The Go-Betweens’ Amanda Brown was the first musician to host the show – from her backyard, no less.
And the most requested video? Sabotage, by the Beastie Boys.

7 Comments:

  1. I reckon both Windowlicker and Come To Daddy by the Aphex Twin would be amongst the most often played videos by guest programmers. My introduction to Rage was when I first arrived in Australia having emigrated from England in October 1995. They were doing a Kylie Minogue special which wasn’t my cup of tea but I kept watching hoping they’d play something I liked. Next week, they did a New Order special – my all time favourite band – so all was forgiven and I was hooked. Happy birthday Rage!

  2. Armchair Analyst

    Amazing isnt it. its a reminder that Video Hits should have made it to 30 yrs too. If TEN hadnt had axed it based on what are now dubious claims considering they “braught it back under a new name”. Still its a lot better than what TEN did with VH when it decided to axe it. As for the Top 50 being discontinued i think it was more of Aria asking more money and ABC wouldnt budge. Still i think TEN should do atleast a doco on VH like ABC have done with rage. but i know they wont. Look forward to this. #Rage30

  3. 30 years of Rage!! How time flies.
    As a long time Rage devotee, have been there from the very beginning.
    Brings back so many good memories. Rage and Triple R in the late 80s/early 90s introduced me to so many amazing obscure bands/artists that I would have never have known of otherwise. Especially loved all those “underground” New Zealand and Australian bands of that era, mostly long forgotten now.
    Really looking forward to the 30th Celebrations…

  4. I can’t believe rage is 30. I’ve already submitted my list. I’m still missing the Triple J simulcast. The second clip played was (You Gotta) Fight for Your Right (to Party!) by Beastie Boys. T.I.S.M. are the most talked about guest programmers. Veritas the ARIA top 20 comes on Saturday mornings and ABCME replay it Sunday evenings.

  5. I wonder if Rage will acknowledge the role they played in weaning many Baby Boomers and Gen Xers off buying records and CDs.
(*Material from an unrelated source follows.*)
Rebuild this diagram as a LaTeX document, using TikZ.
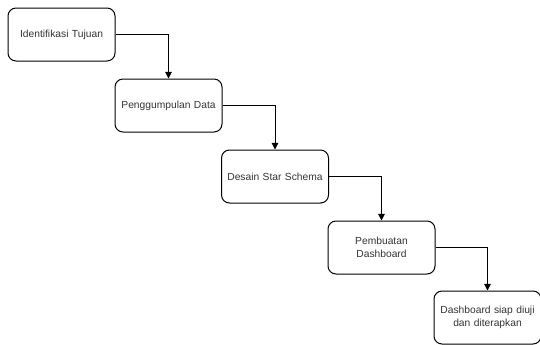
\documentclass[tikz,border=0pt]{standalone}
\usepackage{fontspec}
\setmainfont{Liberation Sans}
\usetikzlibrary{arrows.meta}
\definecolor{txtgray}{rgb}{0.200000,0.200000,0.200000}
\tikzset{
  stepnode/.style={draw=black, line width=0.75pt, rounded corners=6pt,
    minimum width=80.25pt, minimum height=39.75pt, inner sep=1pt,
    text width=76pt, align=center, text=txtgray,
    font=\fontsize{7.7}{9.5}\selectfont},
  flowline/.style={line width=0.75pt, -{Triangle[length=5pt,width=5pt]}}
}
\begin{document}
\begin{tikzpicture}[x=0.75pt,y=-0.75pt]
    \useasboundingbox (0,0) rectangle (540,344);
    
    % Marking step Identifikasi Tujuan
    \node [stepnode] (tujuan) at (61.5,34.5) {Identifikasi Tujuan};%
    
    % Marking step Penggumpulan Data
    \node [stepnode] (data) at (168.5,105.5) {Penggumpulan Data};%
    
    % Marking step Desain Star Schema
    \node [stepnode] (schema) at (275.0,176.5) {Desain Star Schema};%
    
    % Marking step Pembuatan Dashboard
    \node [stepnode] (pembuatan) at (381.5,247.5) {Pembuatan\\Dashboard};%
    
    % Marking step Dashboard siap diuji
    \node [stepnode] (siap) at (487.5,317.5) {Dashboard siap diuji\\dan diterapkan};%
    
    % Drawing connectors
    \draw [flowline] (tujuan.east) -| (data.north);%
    \draw [flowline] (data.east) -| (schema.north);%
    \draw [flowline] (schema.east) -| (pembuatan.north);%
    \draw [flowline] (pembuatan.east) -| (siap.north);%
\end{tikzpicture}
\end{document}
Until around 1997 they played the Top 50 every Sunday morning. People such as I used to tune in, note the songs we liked and go out and buy them. Then they stopped playing it. I personally stopped buying records and CD singles and lost interest in the current music scene altogether as a result. Rage and the ABC were flooded with complaints when the Top 50 was dropped but they stubbornly refused to reinstate it.

    • Veritas – they actually continued playing the Top 50 every Saturday and Sunday morning until July 2006 (maybe you meant to write 2007 instead of 1997? If not, it was something else that stopped you from buying CDs and listening to current music then, because it definitely wasn’t the absence of the Top 50 on Rage). It wasn’t Rage itself that made the decision to drop the Top 50 – it was ABC management who gave the directive, because ARIA (producers of the chart) entered into a commercial agreement with Telstra to broadcast a weekly radio chart show, and this was a clear breach of ABC guidelines. Hence, they could no longer broadcast the Top 50. It wasn’t a case of the being stubborn – it was a case of following their established protocols. I was devastated (and I still miss the Top 50 countdown).

      I very much doubt that Baby Boomers would have stopped buying music as a result…

      • I very much doubt that Baby Boomers would have stopped buying music as a result (by 2006, the youngest Baby Boomers were all in their 40s and in any generation, the current music scene is a complete mystery to people of that age, apart from their exposure to whatever their kids are listening to, which is inevitably just “racket” or “noise”!). Gen Xers – the youngest were around 26/27 by 2006, so they might have been impacted, but generally speaking, singles are a teenaged market, so it’s far more likely that Gen Y have been impacted by the absence of the Top 50 on Rage (digital sales were just starting to become massive in 2006 and the CD single was well and truly on its way out).